--- What the exercise asks ---
Without the pictures, output the lines of the material from the very first through the one that holds "let labelLevels = [2580, 1400, 940, 510, 290, 110];".

--- Available data ---
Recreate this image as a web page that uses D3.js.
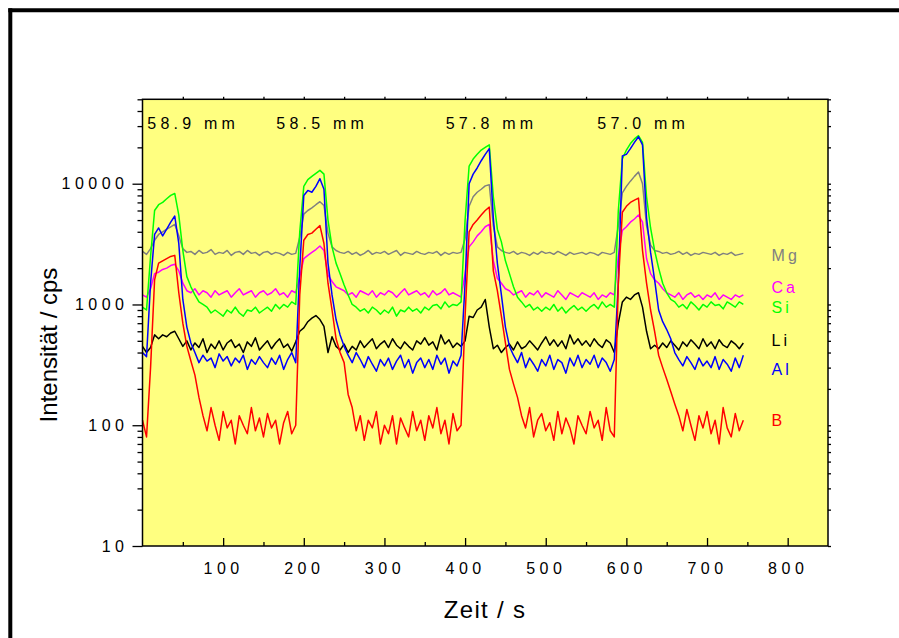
<!DOCTYPE html>
<html>
<head>
<meta charset="utf-8">
<script src="https://cdn.jsdelivr.net/npm/d3@7"></script>
<style>
    body { margin: 0; background: #fff; }
    text { font-family: Arial, "Liberation Sans", sans-serif; }
</style>
</head>
<body>
<div id="chart"></div>
<script>
// Sample times (s), one reading every 5 s
let times = d3.range(0, 750, 5);

// Element names and their traces (cps)
let elements = ['Mg', 'Ca', 'Si', 'Li', 'Al', 'B'];
let colors = ['#808080', '#ff00ff', '#00ff00', '#000000', '#0000ff', '#ff0000'];
// level (cps) where each name label sits at the right
let labelLevels = [2580, 1400, 940, 510, 290, 110];

let mg = [
    2750,2600,2900,3400,3800,4000,4200,4400,4600,3700,
    2900,2700,2750,2600,2800,2650,2700,2850,2600,2700,
    2650,2800,2550,2700,2750,2600,2800,2650,2700,2550,
    2700,2750,2600,2700,2650,2550,2700,2600,2650,3600,
    5600,6000,6300,6700,7100,6600,3900,3000,2800,2700,
    2650,2750,2600,2700,2550,2650,2800,2600,2700,2650,
    2750,2600,2700,2800,2550,2700,2650,2600,2750,2650,
    2600,2700,2650,2750,2550,2700,2600,2700,2650,2700,
    3500,6500,7800,8500,9000,9600,9800,4500,3000,2800,
    2700,2650,2750,2600,2700,2650,2550,2700,2600,2750,
    2650,2700,2600,2750,2650,2550,2700,2600,2650,2700,
    2600,2700,2650,2550,2700,2650,2600,2700,4500,8400,
    9500,10500,11500,12500,10000,4500,3100,2800,2750,2650,
    2700,2600,2650,2750,2600,2700,2550,2650,2600,2700,
    2650,2600,2700,2550,2650,2600,2700,2550,2600,2650
];
let ca = [
    1200,1150,1350,1800,1850,1950,2000,2100,2150,1900,
    1500,1300,1250,1350,1200,1300,1250,1150,1300,1200,
    1250,1300,1150,1250,1350,1200,1250,1300,1150,1250,
    1300,1200,1250,1350,1200,1250,1150,1300,1250,1700,
    2400,2550,2700,2850,3050,2800,1750,1550,1400,1350,
    1300,1200,1250,1150,1300,1250,1200,1300,1150,1250,
    1200,1300,1250,1150,1250,1350,1200,1250,1300,1200,
    1250,1150,1300,1200,1250,1350,1200,1250,1200,1150,
    1800,3000,3300,3700,4000,4400,4600,2300,1650,1500,
    1350,1300,1200,1250,1300,1150,1250,1200,1300,1150,
    1250,1200,1150,1300,1200,1100,1250,1200,1150,1250,
    1200,1150,1250,1100,1200,1150,1250,1200,2500,4100,
    4400,4800,5100,5500,4800,2400,1800,1600,1500,1350,
    1250,1200,1150,1250,1100,1200,1250,1150,1200,1100,
    1200,1150,1250,1100,1200,1150,1100,1200,1150,1200
];
let si = [
    950,900,2500,6000,6700,7000,7500,8000,8300,5500,
    2800,1700,1400,1200,1050,1000,950,850,900,850,
    800,900,850,950,850,800,900,880,950,850,
    900,950,880,1000,920,1000,950,1050,1000,4000,
    9500,10800,11500,12200,12900,12000,5000,3000,2200,1800,
    1450,1200,1000,950,880,920,850,950,900,830,
    900,850,950,800,900,870,950,880,920,850,
    950,900,980,1000,920,1050,950,1000,980,1050,
    5000,14000,16000,17500,19000,20000,21000,7800,4200,3300,
    2300,1800,1400,1150,1050,950,1000,900,950,880,
    950,900,1000,880,950,850,920,980,900,950,
    880,950,1000,920,1050,950,1000,950,6000,16000,
    19000,21500,23500,25000,22000,7800,4300,2800,2000,1500,
    1250,1100,1050,950,1000,920,1050,980,900,1000,
    950,1050,980,1000,920,1050,1000,950,1050,1000
];
let li = [
    450,400,440,560,520,560,540,580,600,520,
    450,500,420,480,440,520,400,470,430,500,
    420,480,510,440,470,400,490,450,530,420,
    460,500,430,480,520,440,470,410,490,600,
    640,720,770,810,750,660,400,540,450,420,
    470,400,450,420,500,440,480,520,430,470,
    500,440,520,460,430,490,450,420,500,470,
    530,460,490,420,560,470,510,440,480,450,
    500,800,780,900,950,1100,650,430,460,400,
    440,470,420,490,430,450,500,460,420,480,
    540,460,510,450,500,430,560,470,520,460,
    500,450,520,470,440,510,480,400,700,1050,
    1150,1100,1200,1250,950,600,430,460,430,480,
    440,500,460,420,490,450,510,470,430,520,
    450,490,430,510,460,440,500,470,430,480
];
let al = [
    400,370,1500,3800,4300,3700,4200,4800,5400,3200,
    1100,650,480,400,330,380,340,360,300,390,
    340,370,310,360,330,380,290,350,320,370,
    330,300,360,320,380,290,350,400,330,2000,
    8000,8800,8500,9500,11000,9000,2200,1200,750,560,
    450,380,330,400,350,300,370,320,280,350,
    310,360,290,340,380,300,350,270,330,360,
    300,350,290,380,320,360,270,340,310,380,
    1500,10000,12000,13500,15500,17500,19500,5200,2200,1200,
    650,450,380,330,400,300,360,320,280,350,
    310,380,290,350,330,270,360,310,380,300,
    350,320,380,300,360,330,280,350,1500,17000,
    17500,19500,22000,24500,21000,5200,2700,1600,900,720,
    620,520,400,350,310,370,330,290,360,310,
    340,300,370,290,350,320,280,360,300,380
];
let b = [
    110,80,300,1600,2200,2300,2400,2500,2550,1250,
    700,450,340,260,170,120,90,140,100,75,
    130,95,110,70,120,100,85,140,90,115,
    80,125,95,110,70,105,130,85,100,1200,
    3400,3800,3900,4200,4500,3200,1500,900,520,400,
    330,180,140,90,120,75,110,95,130,70,
    100,85,120,70,115,95,80,130,90,110,
    75,120,95,140,85,110,70,125,90,100,
    800,4000,4600,5000,5500,6000,6400,1900,1300,800,
    480,290,220,170,120,95,140,80,110,125,
    90,105,75,130,85,115,95,70,120,100,
    85,130,95,110,75,140,90,80,1500,5800,
    6500,7000,7300,7600,2800,1500,900,600,380,300,
    240,190,150,120,90,135,100,75,120,95,
    130,85,110,70,140,95,80,125,90,110
];
let traces = [mg, ca, si, li, al, b];

// Sample positions (mm) written above each peak, with the time they start at
let positions = ['58.9 mm', '58.5 mm', '57.8 mm', '57.0 mm'];
let positionTimes = [6, 166, 376, 564];
let positionLevel = 28500;

// Tick values
let xMajor = [100, 200, 300, 400, 500, 600, 700, 800];
let xMinor = [50, 150, 250, 350, 450, 550, 650, 750];
let yMajor = [10, 100, 1000, 10000];
let yMinor = [];
[10, 100, 1000, 10000].forEach(dec => {
    for (let k = 2; k <= 9; k++) {
        if (dec * k <= 50000) yMinor.push(dec * k);
    }
});

// svg and plot box
let svgWidth = 899;
let svgHeight = 638;
let plot = { left: 142.5, top: 99.3, right: 828, bottom: 546 };

let svg = d3.select('#chart').append('svg')
    .attr('width', svgWidth)
    .attr('height', svgHeight);

// outer frame (left and top edges are visible)
svg.append('line').attr('x1', 10.3).attr('x2', 10.3).attr('y1', 8.3).attr('y2', svgHeight)
    .attr('stroke', 'black').attr('stroke-width', 4);
svg.append('line').attr('x1', 8.3).attr('x2', svgWidth).attr('y1', 10.3).attr('y2', 10.3)
    .attr('stroke', 'black').attr('stroke-width', 4);

let xScale = d3.scaleLinear().domain([0, 850]).range([plot.left, plot.right]);
let yScale = d3.scaleLog().domain([10, 50000]).range([plot.bottom, plot.top]);

svg.append('rect')
    .attr('x', plot.left).attr('y', plot.top)
    .attr('width', plot.right - plot.left).attr('height', plot.bottom - plot.top)
    .attr('fill', '#ffff80');

// traces
let line = d3.line()
    .x((d, i) => xScale(times[i]))
    .y(d => yScale(d));

traces.forEach((tr, k) => {
    svg.append('path')
        .datum(tr)
        .attr('d', line)
        .attr('fill', 'none')
        .attr('stroke', colors[k])
        .attr('stroke-width', 1.5)
        .attr('stroke-linejoin', 'round');
});

// axes
function styleAxis(g) {
    g.select('.domain').remove();
    g.selectAll('line').attr('stroke', 'black').attr('stroke-width', 1.3);
    g.selectAll('text')
        .attr('fill', 'black')
        .style('font-size', '16px')
        .style('letter-spacing', '4.5px')
        .style('font-family', 'Arial, "Liberation Sans", sans-serif');
}

svg.append('g').attr('transform', `translate(0, ${plot.bottom})`)
    .call(d3.axisBottom(xScale).tickValues(xMajor).tickSizeInner(-8).tickSizeOuter(0).tickPadding(16.5))
    .call(styleAxis);
svg.append('g').attr('transform', `translate(0, ${plot.bottom})`)
    .call(d3.axisBottom(xScale).tickValues(xMinor).tickSizeInner(-4).tickSizeOuter(0).tickFormat(''))
    .call(styleAxis);
svg.append('g').attr('transform', `translate(0, ${plot.top})`)
    .call(d3.axisTop(xScale).tickValues(xMajor.concat(xMinor)).tickSizeInner(2.5).tickSizeOuter(0).tickFormat(''))
    .call(styleAxis);

svg.append('g').attr('transform', `translate(${plot.left}, 0)`)
    .call(d3.axisLeft(yScale).tickValues(yMajor).tickSizeInner(10).tickSizeOuter(0).tickPadding(4).tickFormat(d3.format('d')))
    .call(styleAxis);
svg.append('g').attr('transform', `translate(${plot.left}, 0)`)
    .call(d3.axisLeft(yScale).tickValues(yMinor).tickSizeInner(5).tickSizeOuter(0).tickFormat(''))
    .call(styleAxis);
svg.append('g').attr('transform', `translate(${plot.right}, 0)`)
    .call(d3.axisRight(yScale).tickValues(yMajor.concat(yMinor)).tickSizeInner(3).tickSizeOuter(0).tickFormat(''))
    .call(styleAxis);

// plot border
svg.append('rect')
    .attr('x', plot.left).attr('y', plot.top)
    .attr('width', plot.right - plot.left).attr('height', plot.bottom - plot.top)
    .attr('fill', 'none')
    .attr('stroke', 'black')
    .attr('stroke-width', 1.5);

// position annotations
svg.selectAll('text.pos')
    .data(positions).enter()
    .append('text')
    .attr('class', 'pos')
    .attr('x', (d, i) => xScale(positionTimes[i]))
    .attr('y', yScale(positionLevel))
    .style('font-size', '16px')
    .style('letter-spacing', '4.2px')
    .attr('fill', 'black')
    .text(d => d);

// element labels
svg.selectAll('text.elem')
    .data(elements).enter()
    .append('text')
    .attr('class', 'elem')
    .attr('x', xScale(780))
    .attr('y', (d, i) => yScale(labelLevels[i]))
    .attr('dy', '0.36em')
    .style('font-size', '16px')
    .style('letter-spacing', '3px')
    .attr('fill', (d, i) => colors[i])
    .text(d => d);

// axis titles
svg.append('text')
    .attr('x', 485)
    .attr('y', 618.3)
    .attr('text-anchor', 'middle')
    .style('font-size', '24px')
    .style('letter-spacing', '1.3px')
    .text('Zeit / s');

svg.append('text')
    .attr('transform', 'translate(56.7, 345) rotate(-90)')
    .attr('text-anchor', 'middle')
    .style('font-size', '24px')
    .text('Intensität / cps');
</script>
</body>
</html>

--- Correct result ---
Recreate this image as a web page that uses D3.js.
<!DOCTYPE html>
<html>
<head>
<meta charset="utf-8">
<script src="https://cdn.jsdelivr.net/npm/d3@7"></script>
<style>
    body { margin: 0; background: #fff; }
    text { font-family: Arial, "Liberation Sans", sans-serif; }
</style>
</head>
<body>
<div id="chart"></div>
<script>
// Sample times (s), one reading every 5 s
let times = d3.range(0, 750, 5);

// Element names and their traces (cps)
let elements = ['Mg', 'Ca', 'Si', 'Li', 'Al', 'B'];
let colors = ['#808080', '#ff00ff', '#00ff00', '#000000', '#0000ff', '#ff0000'];
// level (cps) where each name label sits at the right
let labelLevels = [2580, 1400, 940, 510, 290, 110];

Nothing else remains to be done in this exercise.